» Data rows:
* Begin *
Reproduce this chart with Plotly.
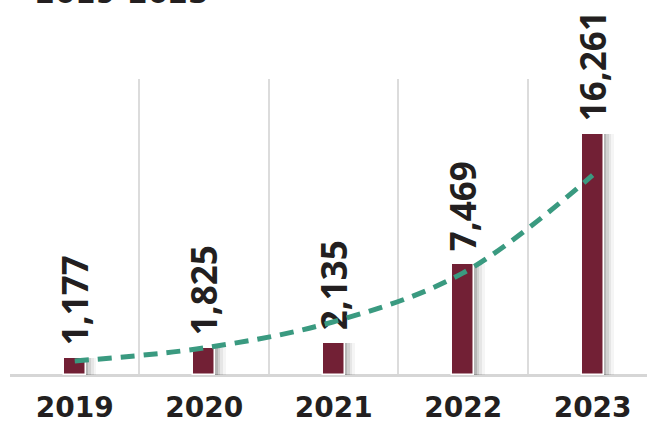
import plotly.graph_objects as go

years = ["2019", "2020", "2021", "2022", "2023"]
values = [1177, 1825, 2135, 7469, 16261]
trend_values = [950, 1830, 3600, 6900, 13500]
title_text = "2019-2023"

BAR_COLOR = "#722035"
LINE_COLOR = "#3a9a80"
TEXT_COLOR = "#231f20"

fig = go.Figure()

# soft shadow to the right of each bar
for off, alpha in [(0.08, 0.04), (0.06, 0.06), (0.04, 0.09), (0.02, 0.13)]:
    fig.add_trace(go.Bar(
        x=years, y=values, width=0.17, offset=-0.085 + off,
        marker=dict(color=f"rgba(0,0,0,{alpha})", line=dict(width=0)),
        hoverinfo="skip", showlegend=False,
    ))

fig.add_trace(go.Bar(
    x=years, y=values, width=0.17, offset=-0.085,
    marker=dict(color=BAR_COLOR, line=dict(color="white", width=1.5)),
    texttemplate="\u00a0%{y:,}", textposition="outside", textangle=-90,
    constraintext="none", cliponaxis=False,
    outsidetextfont=dict(family="Open Sans", size=35, color=TEXT_COLOR, weight="bold"),
    showlegend=False,
))

fig.add_trace(go.Scatter(
    x=years, y=trend_values, mode="lines",
    line=dict(color=LINE_COLOR, width=5, dash="14px,9px", shape="spline"),
    showlegend=False, cliponaxis=False,
))

fig.add_annotation(
    text=title_text, xref="paper", yref="paper", x=0.036, y=1.228,
    xanchor="left", yanchor="bottom", showarrow=False,
    font=dict(family="DejaVu Sans", size=29, color=TEXT_COLOR, weight="bold"),
)

fig.update_layout(
    width=647, height=424,
    margin=dict(l=10, r=0, t=79, b=49, autoexpand=False),
    paper_bgcolor="white", plot_bgcolor="white",
    barmode="overlay", bargap=0,
    xaxis=dict(
        type="category", range=[-0.5, 4.42], automargin=False,
        tickson="boundaries", showgrid=True, gridcolor="#dcdcdc", gridwidth=1.5,
        ticks="", showline=False, zeroline=False,
        tickfont=dict(family="DejaVu Sans", size=28, color=TEXT_COLOR, weight="bold"),
        ticklabelstandoff=13,
    ),
    yaxis=dict(
        range=[0, 20000], showgrid=False, showticklabels=False, automargin=False,
        zeroline=True, zerolinecolor="#d6d6d6", zerolinewidth=2.5,
        showline=False, ticks="",
    ),
)

fig.write_html(
    "out.html",
    config={"displayModeBar": False},
    post_script="document.body.style.margin='0';document.body.style.overflow='hidden';",
)
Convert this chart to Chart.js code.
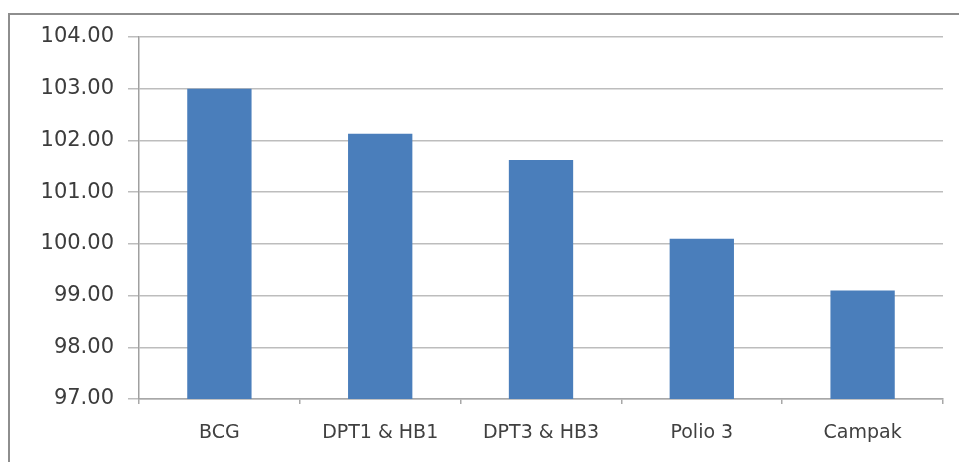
* End *
» To be done: Set every line down exactly as written, leaving each picture out.

» The completed task:
Reproduce this chart with Plotly.
import plotly.graph_objects as go

years = ["2019", "2020", "2021", "2022", "2023"]
values = [1177, 1825, 2135, 7469, 16261]
trend_values = [950, 1830, 3600, 6900, 13500]
title_text = "2019-2023"

BAR_COLOR = "#722035"
LINE_COLOR = "#3a9a80"
TEXT_COLOR = "#231f20"

fig = go.Figure()

# soft shadow to the right of each bar
for off, alpha in [(0.08, 0.04), (0.06, 0.06), (0.04, 0.09), (0.02, 0.13)]:
    fig.add_trace(go.Bar(
        x=years, y=values, width=0.17, offset=-0.085 + off,
        marker=dict(color=f"rgba(0,0,0,{alpha})", line=dict(width=0)),
        hoverinfo="skip", showlegend=False,
    ))

fig.add_trace(go.Bar(
    x=years, y=values, width=0.17, offset=-0.085,
    marker=dict(color=BAR_COLOR, line=dict(color="white", width=1.5)),
    texttemplate="\u00a0%{y:,}", textposition="outside", textangle=-90,
    constraintext="none", cliponaxis=False,
    outsidetextfont=dict(family="Open Sans", size=35, color=TEXT_COLOR, weight="bold"),
    showlegend=False,
))

fig.add_trace(go.Scatter(
    x=years, y=trend_values, mode="lines",
    line=dict(color=LINE_COLOR, width=5, dash="14px,9px", shape="spline"),
    showlegend=False, cliponaxis=False,
))

fig.add_annotation(
    text=title_text, xref="paper", yref="paper", x=0.036, y=1.228,
    xanchor="left", yanchor="bottom", showarrow=False,
    font=dict(family="DejaVu Sans", size=29, color=TEXT_COLOR, weight="bold"),
)

fig.update_layout(
    width=647, height=424,
    margin=dict(l=10, r=0, t=79, b=49, autoexpand=False),
    paper_bgcolor="white", plot_bgcolor="white",
    barmode="overlay", bargap=0,
    xaxis=dict(
        type="category", range=[-0.5, 4.42], automargin=False,
        tickson="boundaries", showgrid=True, gridcolor="#dcdcdc", gridwidth=1.5,
        ticks="", showline=False, zeroline=False,
        tickfont=dict(family="DejaVu Sans", size=28, color=TEXT_COLOR, weight="bold"),
        ticklabelstandoff=13,
    ),
    yaxis=dict(
        range=[0, 20000], showgrid=False, showticklabels=False, automargin=False,
        zeroline=True, zerolinecolor="#d6d6d6", zerolinewidth=2.5,
        showline=False, ticks="",
    ),
)

fig.write_html(
    "out.html",
    config={"displayModeBar": False},
    post_script="document.body.style.margin='0';document.body.style.overflow='hidden';",
)
Convert this chart to Chart.js code.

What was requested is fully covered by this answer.